Jansen and Solis-Oba present an asymptotic FPTAS. It is an algorithm that, for every ε>0, fills at least $(1 - \varepsilon)\cdot \mathrm{OPT}(I) -1$ bins if the sum of all items is more than $13B/\epsilon^3$ (if the sum of items is less than that, then the optimum is at most $13/\epsilon^3\in O(1/\epsilon^3)$ anyway). It runs in time $$O\left(
\frac{1}{\epsilon^5}
\cdot \ln{\frac{n}{\varepsilon}}
\cdot \max{(n^2,\frac{1}{\varepsilon}\ln\ln\frac{1}{\varepsilon^3})}
+
\frac{1}{\varepsilon^4}\mathcal{T_M}(\frac{1}{\varepsilon^2})
\right)$$, where $\mathcal{T_M}(n)$ is the runtime complexity of the best available algorithm for matrix inversion (currently, around $O(n^{2.38})$). This algorithm becomes better than the 3/4 approximation already when $\varepsilon < 1/4$, and in this case the constants are reasonable - about $2^{10} n^2 + 2^{18}$.

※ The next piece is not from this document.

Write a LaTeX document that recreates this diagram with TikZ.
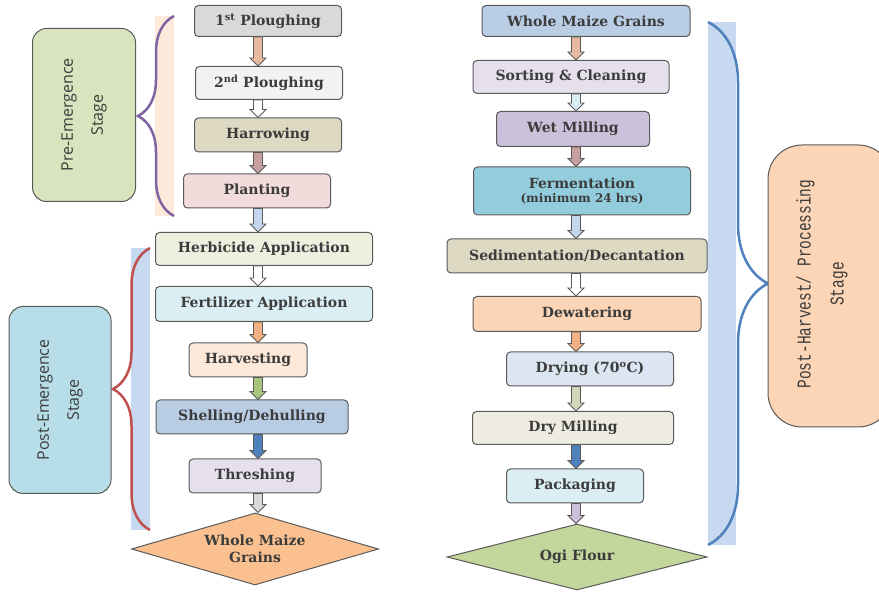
\documentclass[tikz,border=0pt]{standalone}
\usepackage{fontspec}
\setmainfont{DejaVu Serif}
\newfontfamily\stagefont{Open Sans}
\newfontfamily\harvestfont{Liberation Mono}
\usetikzlibrary{shapes.geometric,decorations.pathreplacing,calc}
\definecolor{textgray}{RGB}{60,60,60}
\definecolor{edgegray}{RGB}{90,90,90}
\definecolor{bxgray}{RGB}{217,217,217}
\definecolor{bxwhite}{RGB}{242,242,242}
\definecolor{bxkhaki}{RGB}{221,217,195}
\definecolor{bxpink}{RGB}{242,220,219}
\definecolor{bxlime}{RGB}{235,241,222}
\definecolor{bxaqua}{RGB}{219,238,244}
\definecolor{bxpeach}{RGB}{253,233,217}
\definecolor{bxblue}{RGB}{184,204,228}
\definecolor{bxlilac}{RGB}{229,224,236}
\definecolor{bxorange}{RGB}{250,192,144}
\definecolor{bxsky}{RGB}{185,205,229}
\definecolor{bxpurple}{RGB}{204,193,218}
\definecolor{bxcyan}{RGB}{147,205,221}
\definecolor{bxsalmon}{RGB}{251,213,181}
\definecolor{bxice}{RGB}{220,230,242}
\definecolor{bxbeige}{RGB}{238,236,225}
\definecolor{bxgreen}{RGB}{195,214,155}
\definecolor{stgreen}{RGB}{215,228,189}
\definecolor{stblue}{RGB}{183,221,232}
\definecolor{bracepurple}{RGB}{128,100,162}
\definecolor{bracered}{RGB}{192,80,77}
\definecolor{braceblue}{RGB}{79,129,189}
\definecolor{bandpeach}{RGB}{253,234,218}
\definecolor{bandblue}{RGB}{198,217,241}
\definecolor{artan}{RGB}{230,185,160}
\definecolor{armauve}{RGB}{200,160,160}
\definecolor{arsky}{RGB}{197,213,238}
\definecolor{arorange}{RGB}{244,177,131}
\definecolor{argreen}{RGB}{169,196,127}
\definecolor{arblue}{RGB}{79,129,189}
\definecolor{argray}{RGB}{217,217,217}
\definecolor{arolive}{RGB}{210,214,185}

% hollow block arrow from one box down to the next, on a column coordinate
\newcommand{\flowarrow}[4]{%
  \draw[arrowline, fill=#1] let \p1=(#2.south -| #4), \p2=(#3.north -| #4) in
    (\x1-4.5pt,\y1) -- (\x1+4.5pt,\y1) -- (\x1+4.5pt,\y2+8pt) -- (\x1+8pt,\y2+8pt)
    -- (\x1,\y2) -- (\x1-8pt,\y2+8pt) -- (\x1-4.5pt,\y2+8pt) -- cycle;}
% taller monospace lettering for the processing label
\newcommand{\tallmono}[1]{\scalebox{1}[1.35]{#1}}

\begin{document}
\begin{tikzpicture}[
        x=1pt, y=-1pt,
        stepbox/.style={rectangle, rounded corners=4pt, draw=edgegray, line width=1pt,
          inner sep=0pt, text=textgray, font=\fontsize{14}{16}\selectfont\bfseries, align=center},
        outcome/.style={diamond, draw=edgegray, line width=1pt, inner sep=0pt,
          text=textgray, font=\fontsize{14}{17}\selectfont\bfseries, align=center},
        stagebox/.style={rectangle, rounded corners=14pt, draw=edgegray, line width=1pt,
          rotate=90, align=center, text=textgray, font=\stagefont\fontsize{16}{30}\selectfont},
        stagebrace/.style={decorate, decoration={brace, amplitude=#1}, line width=2.5pt},
        arrowline/.style={draw=edgegray, line width=0.8pt, line join=miter}
      ]
      \useasboundingbox (0,0) rectangle (879,593);

      % Bands behind the braces
      \fill[bandpeach] (155,16) rectangle (174,216);
      \fill[bandblue] (131,248) rectangle (150,530);
      \fill[bandblue] (708,22) rectangle (736,545);

      % Braces
      \draw[stagebrace=36pt, draw=bracepurple] (174,216) -- (174,16);
      \draw[stagebrace=37pt, draw=bracered] (150,530) -- (150,248);
      \draw[stagebrace=60pt, draw=braceblue] (708,22) -- (708,545);

      % Stage labels
      \node[stagebox, fill=stgreen, minimum width=173, minimum height=103] (pre) at (84,115) {Pre-Emergence\\Stage};
      \node[stagebox, fill=stblue, minimum width=187, minimum height=102] (post) at (60,400) {Post-Emergence\\Stage};
      \node[stagebox, fill=bxsalmon, rounded corners=34pt, minimum width=282, minimum height=124] (process) at (830,286) {};
      \node[rotate=90, align=center, text=textgray, font=\harvestfont\fontsize{14.5}{33}\selectfont]
            (processtext) at (822,284) {\tallmono{Post-Harvest/ Processing}\\\tallmono{Stage}};

      % Columns for the arrows
      \coordinate (colL) at (258,0);
      \coordinate (colR) at (576,0);

      % Field stages (left column)
      \node[stepbox, fill=bxgray, minimum width=147, minimum height=31] (plough1) at (268,21) {1\textsuperscript{st} Ploughing};
      \node[stepbox, fill=bxwhite, minimum width=147, minimum height=33] (plough2) at (269,83) {2\textsuperscript{nd} Ploughing};
      \node[stepbox, fill=bxkhaki, minimum width=147, minimum height=34] (harrow) at (268,135) {Harrowing};
      \node[stepbox, fill=bxpink, minimum width=147, minimum height=34] (plant) at (257,191) {Planting};
      \node[stepbox, fill=bxlime, minimum width=217, minimum height=33] (herb) at (264,249) {Herbicide Application};
      \node[stepbox, fill=bxaqua, minimum width=217, minimum height=35] (fert) at (264,304) {Fertilizer Application};
      \node[stepbox, fill=bxpeach, minimum width=118, minimum height=34] (harvest) at (248,360) {Harvesting};
      \node[stepbox, fill=bxblue, minimum width=192, minimum height=34] (shell) at (252,417) {Shelling/Dehulling};
      \node[stepbox, fill=bxlilac, minimum width=132, minimum height=34] (thresh) at (255,476) {Threshing};
      \node[outcome, fill=bxorange, aspect=3.4, minimum width=247, minimum height=72] (grains) at (255,549) {Whole Maize\\Grains};

      % Processing stages (right column)
      \node[stepbox, fill=bxsky, minimum width=208, minimum height=31] (whole) at (586,21) {Whole Maize Grains};
      \node[stepbox, fill=bxlilac, minimum width=196, minimum height=33] (sort) at (571,77) {Sorting \& Cleaning};
      \node[stepbox, fill=bxpurple, minimum width=153, minimum height=35] (wetmill) at (573,129) {Wet Milling};
      \node[stepbox, fill=bxcyan, minimum width=217, minimum height=48] (ferment) at (582,191)
            {Fermentation\\[-2pt]{\fontsize{12}{14}\selectfont (minimum 24 hrs)}};
      \node[stepbox, fill=bxkhaki, minimum width=260, minimum height=34] (sediment) at (577,256) {Sedimentation/Decantation};
      \node[stepbox, fill=bxsalmon, minimum width=228, minimum height=35] (dewater) at (587,314) {Dewatering};
      \node[stepbox, fill=bxice, minimum width=167, minimum height=34] (drying) at (590,369) {Drying (70\textsuperscript{o}C)};
      \node[stepbox, fill=bxbeige, minimum width=201, minimum height=33] (drymill) at (573,428) {Dry Milling};
      \node[stepbox, fill=bxaqua, minimum width=137, minimum height=34] (pack) at (575,486) {Packaging};
      \node[outcome, fill=bxgreen, aspect=3.9, minimum width=260, minimum height=66] (ogi) at (577,557) {Ogi Flour};

      % Arrows, left column
      \flowarrow{artan}{plough1}{plough2}{colL}
      \flowarrow{white}{plough2}{harrow}{colL}
      \flowarrow{armauve}{harrow}{plant}{colL}
      \flowarrow{arsky}{plant}{herb}{colL}
      \flowarrow{white}{herb}{fert}{colL}
      \flowarrow{arorange}{fert}{harvest}{colL}
      \flowarrow{argreen}{harvest}{shell}{colL}
      \flowarrow{arblue}{shell}{thresh}{colL}
      \flowarrow{argray}{thresh}{grains}{colL}

      % Arrows, right column
      \flowarrow{artan}{whole}{sort}{colR}
      \flowarrow{bxaqua}{sort}{wetmill}{colR}
      \flowarrow{armauve}{wetmill}{ferment}{colR}
      \flowarrow{arsky}{ferment}{sediment}{colR}
      \flowarrow{white}{sediment}{dewater}{colR}
      \flowarrow{arorange}{dewater}{drying}{colR}
      \flowarrow{arolive}{drying}{drymill}{colR}
      \flowarrow{arblue}{drymill}{pack}{colR}
      \flowarrow{bxpurple}{pack}{ogi}{colR}

    \end{tikzpicture}
\end{document}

== Performance with divisible item sizes ==
An important special case of bin covering is that the item sizes form a divisible sequence (also called factored). A special case of divisible item sizes occurs in memory allocation in computer systems, where the item sizes are all powers of 2. If the item sizes are divisible, then some of the heuristic algorithms for bin covering find an optimal solution.

== Related problems ==
In the fair item allocation problem, there are different people each of whom attributes a different value to each item. The goal is to allocate to each person a "bin" full of items, such that the value of each bin is at least a certain constant, and as many people as possible receive a bin. Many techniques from bin covering are used in this problem too.

== Implementations ==

- Python: The prtpy package contains an implementation of the Csirik-Frenk-Labbe-Zhang algorithms.